– Дамское копро – это смак! – покоряю я женские сердца. – Если у нас родится сын, мы назовем его Копронимом в честь византийского императора.

– А был такой?

– Конечно, нашей страсти тысячи лет!

Из лексикона я исключил «говно», «гадить», «срать», заменив их «фекалиями» и «наложить кучу». Что ни говори, латынь облагораживает. За «говноеда» я уже не одного привлек к суду. «Копрофагия экономична, экологична, эстетична, – просвещаю я начальника. – И кролики копрофаги. И обезьяны. Не будь консерватором, за копрофагией будущее!»

Теперь я питаюсь дерьмом.

Вы – нет?

А может, вам это только кажется?»

«Я – нет! – откликнулась Ульяна Гроховец. – И вы меня не убедили! А что, у вас все книжки про дерьмо?»
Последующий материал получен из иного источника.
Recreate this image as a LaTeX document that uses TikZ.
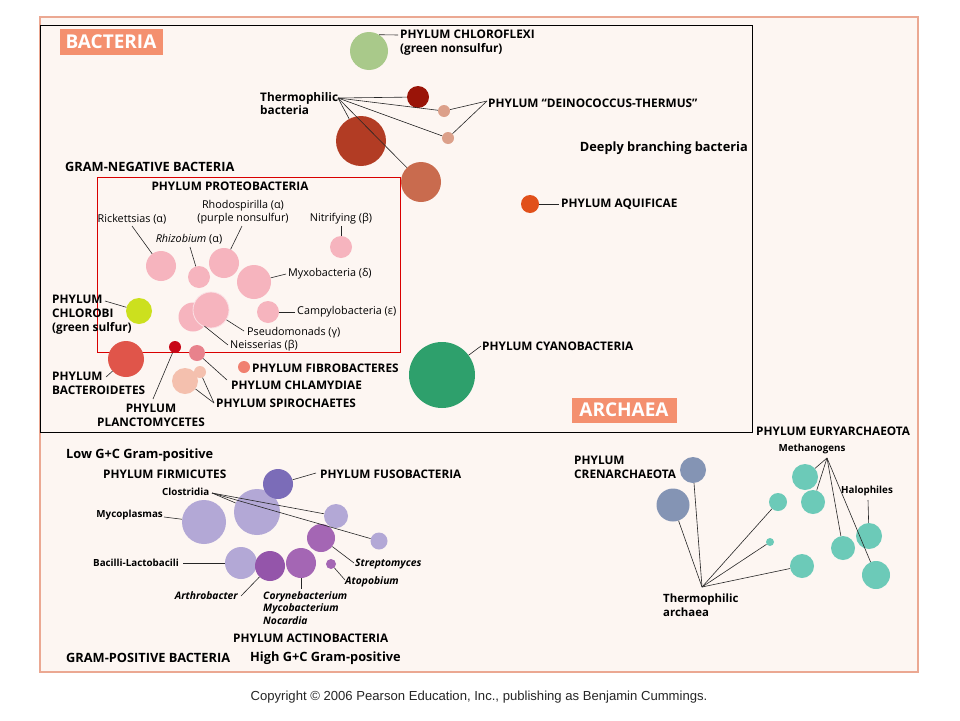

«Возможно, – подключился Модест Одинаров. – Но раз этого не осознаю, то этого и нет».

«Не ем и не буду!» – заявил Раскольников.

«Будешь-будешь, – подмигнул ему смайликом Сидор Куляш. – За обе щеки станешь наворачивать». А через час добавил: «Главное в современном искусстве – это привлечь внимание. Тогда произведение попадает историю, цена на него взлетает, хотя бы оно было и куском дерьма. Его истинная стоимость – ничто, стоимость прикованных к нему взглядов – все!»

Это понравилось Иннокентию Скородуму.

К бунтарским признаниям Модеста Одинарова Авдей Каллистратов отнесся скептически. «В офисах так не чувствуют, – скривился он, представляя одинокого бухгалтера, кормившего на бульваре голубей. – Там вообще некогда размышлять». Интеллектуальное превосходство, которое ощущал в себе Авдей Каллистратов, с возрастом вылилось в жестокую мизантропию, ему казалось, что у окружавших нет своих мыслей, а голову они носят, как испорченные, остановившиеся часы, из которых время давно вытекло. Такое же впечатление сложилось у него и о Модесте Одинарове. Авдей Каллистратов живо вообразил себе осторожного, как рак-отшельник, человека, предусмотрительно высчитывавшего последствия на много шагов вперед, так что даже книгу читавшего задом наперед – сначала заглядывая, чем все закончится, потом с чего же все началось, точно оценивая, стоит ли тратить на нее время.

Достав записную книжку, с которой не разлучался даже ночью, Авдей Каллистратов сделал литературный набросок, предполагая вставить его в будущий роман: «Эта обратная перспектива, этот обратный отсчет времени распространялся у Модеста Одинарова буквально на все – завязывая знакомство, он уже представлял, как расстанется, а приготовляя обед, думал, как тот отразится на кишечнике, и давно смирился с тем, что внимания на него обращают не больше, чем на пластмассовый стаканчик, из которого пьют в городской забегаловке».

Написав это, Авдей Каллистратов вдруг подумал, что и сам очень похож на человека в футляре. «Все выстраивают карточный домик, в котором проводят дни, – оправдывал он себя. – А чуть дунешь – он разваливается». Эта мысль пришла к нему после сообщения Модеста Одинарова о болезни, к которому в отличие от предыдущих его постов он отнесся всерьез и которое вызвало у него сочувствие. Но чем он мог помочь?

Авдей Каллистратов вспомнил, как в юности охотился на слонов в африканском буше. На закате он выследил небольшое стадо и подстрелил молодого самца. Тот упал, но снова поднялся, жалобно трубя. Передвигаться он не мог – пуля задела позвоночник – и, мотая хоботом, топтался на месте. К нему тотчас подошли два других гиганта и, точно охранники, встали по бокам. Хлопая ушами, они старались поддержать его туловищами, пытаясь защитить от опасности, которую выискивали по сторонам маленькими злыми глазками. Так они простояли всю ночь. Наконец, на рассвете раненый слон свалился. Но и тогда его охранники не подпустили к бивням, забросав тело хворостом, точно похоронив. «Мы так же бессильны, – думал Авдей Каллистратов, щелкая мышью и закрывая сайт группы. – Несмотря на всю нашу технику, мы способны лишь оплакивать. Впрочем, мы не делаем и этого».